The Department of Biomolecular Science mourns the death of Professor Emeritus Roy Caplan at the age of almost 94. Roy was a renowned biophysicist in the field of bioenergetics, expert in mathematical modeling of molecular machines and biological oscillations.

 

 

 

Roy was born in 1927 in London. He grew up and educated in South Africa, receiving his B.Sc. (Cum Laude) in 1950 in chemical engineering from the University of the Witwatersrand in Johannesburg, and Ph.D. in 1953 from the same university for studying physical chemistry of macromolecules in solution. He then worked at the National Chemical Laboratory in Teddington, England until 1959, when he moved for two years to the NIH as a visiting scientist. As of 1961 he spent 4 years in the lab of Aharon Katzir at the Weizmann Institute, and then moved to Harvard Medical School in Boston as an Associate Professor of Biophysics (1969-1973). Following a Sabbatical leave at the Weizmann Institute (1971-1972), he immigrated to Israel and became an associate professor at the Weizmann Institute as of 1973. In 1977 he became a full professor. Subsequent to the foundation of the Department of Membrane Research by Ora Kedem, Roy succeeded her as departmental chair (1976-1979). He chaired the department again in 1984-1987. In 1996 he became a Professor Emeritus but continued to be scientifically active.

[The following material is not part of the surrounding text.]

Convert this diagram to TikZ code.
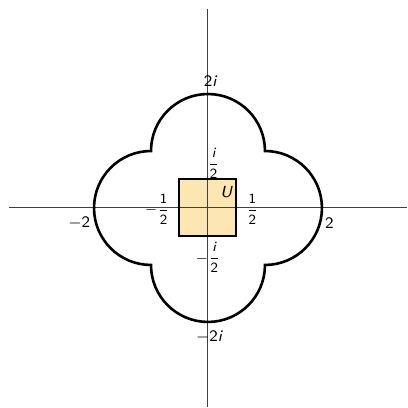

His studies at the Weizmann Institute were first focused on energy conversion processes and systems, with an emphasis on membrane transport. He, together with Ora Kedem and Aharon Katzir, developed a new approach to such systems — non-equilibrium thermodynamics. As of the mid-seventies, his group started to study (in addition to thermodynamics of transport processes through biological membranes) the properties, kinetics, and proton-pump activity of bacteriorhodopsin in the purple membrane of archaea (wrongly considered then as halobacteria). These were the first years of studying bacteriorhodopsin and his group published ample of papers in leading journals about this. When Roy approached retirement, he mainly focused on mathematical modeling of molecular machines. These included, among many others, microscopic reversibility in enzyme kinetics, electrochemical potential, and the mechanism of rotation of the flagellar motor.

Roy was loved by his acquaintances because, in addition to being a superb and very clever scientist, he was a descent and modest person, humane, a knowledgeable conversation man, and a very dear individual. May his memory be blessed.